Amid growing alarm over the plastic that pollutes our environment, biomedical and optics researchers at the University of Rochester are working to better understand the prevalence of microplastics in drinking water and their potential impacts on human health.
They are collaborating with SiMPore, a company that uses nanomembrane technology initially developed at the University, to devise ways to quickly filter and identify particles of plastic 5 mm or smaller in drinking water samples. They will then test the ability of these particles to cross a microscale barrier that simulates the lining of a human intestine.
"We want to see to what extent the particulates that you consume in your drinking water can pass through your gut and into your other organs," says Greg Madejski, a postdoctoral fellow in the laboratory of James McGrath, professor of biomedical engineering. Madejski is coordinating the research with the lab of Wayne Knox, professor of optics. Both McGrath and Knox are affiliated with the Materials Science Program.
Microplastics are used as ingredients in cigarette filters, textile fibers, and cleaning or personal care products. Others result when larger plastic items are worn down by sun, wind, and waves. They can be found on mountaintops and at the bottom of the oceans; in the air we breathe and in the water we drink. Exactly how many microplastics are absorbed by humans, and how much harm it is causing them has been hard to assess because the particles— below 100 microns—are so small and difficult to detect.
"These are particles that you couldn't pick up with tweezers; that you can't even see with the naked eye," Madejski says. They elude the "traditional method of skimming the surface of water with a plankton net and collecting everything," he says.

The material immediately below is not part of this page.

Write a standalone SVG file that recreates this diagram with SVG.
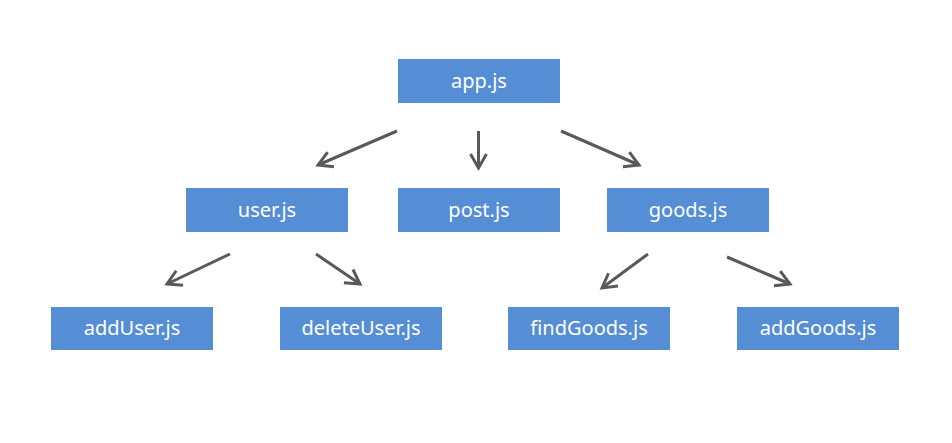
<svg xmlns="http://www.w3.org/2000/svg" width="952" height="443" viewBox="0 0 952 443">
<style>
.box{fill:#558ed5}
.lbl{fill:#ffffff;font-family:"Noto Sans","Open Sans","DejaVu Sans",sans-serif;font-size:20px;text-anchor:middle;dominant-baseline:central}
.edge{stroke:#595959;stroke-width:3;fill:none;marker-end:url(#arr)}
</style>
<defs>
<marker id="arr" markerUnits="userSpaceOnUse" markerWidth="30" markerHeight="30" refX="0" refY="0" viewBox="-20 -15 30 30" orient="auto" overflow="visible">
<path d="M-14,-8 L0,0 L-14,8" fill="none" stroke="#595959" stroke-width="3" stroke-linejoin="miter"/>
</marker>
</defs>
<rect width="952" height="443" fill="#ffffff"/>
<g id="connectors">
<line class="edge" x1="397" y1="131" x2="318" y2="165"/>
<line class="edge" x1="478.5" y1="131" x2="478.5" y2="168"/>
<line class="edge" x1="561" y1="131" x2="639" y2="165"/>
<line class="edge" x1="230" y1="254" x2="167" y2="284"/>
<line class="edge" x1="316" y1="254" x2="360" y2="284"/>
<line class="edge" x1="648" y1="254" x2="602" y2="288"/>
<line class="edge" x1="727" y1="257" x2="790" y2="284"/>
</g>
<g id="app"><rect class="box" x="398" y="59" width="162" height="44"/><text class="lbl" x="479" y="80">app.js</text></g>
<g id="user"><rect class="box" x="186" y="188" width="162" height="44"/><text class="lbl" x="267" y="209">user.js</text></g>
<g id="post"><rect class="box" x="398" y="188" width="162" height="44"/><text class="lbl" x="479" y="209">post.js</text></g>
<g id="goods"><rect class="box" x="607" y="188" width="162" height="44"/><text class="lbl" x="688" y="209">goods.js</text></g>
<g id="addUser"><rect class="box" x="51" y="307" width="162" height="43"/><text class="lbl" x="132" y="327.5">addUser.js</text></g>
<g id="deleteUser"><rect class="box" x="280" y="307" width="162" height="43"/><text class="lbl" x="361" y="327.5">deleteUser.js</text></g>
<g id="findGoods"><rect class="box" x="508" y="307" width="162" height="43"/><text class="lbl" x="589" y="327.5">findGoods.js</text></g>
<g id="addGoods"><rect class="box" x="737" y="307" width="162" height="43"/><text class="lbl" x="818" y="327.5">addGoods.js</text></g>
</svg>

Instead the researchers will filter water through sheets of silicon nitride a hundred times thinner than the diameter of a human hair. These SiMPore nanomembranes, based on prototypes initially created in the McGrath lab, have micron-sized slits in them. "That allows us to catch micron-sized debris," Madejski says. "And because the sheets are so thin, you can filter a significant amount of water through them without a lot of pressure."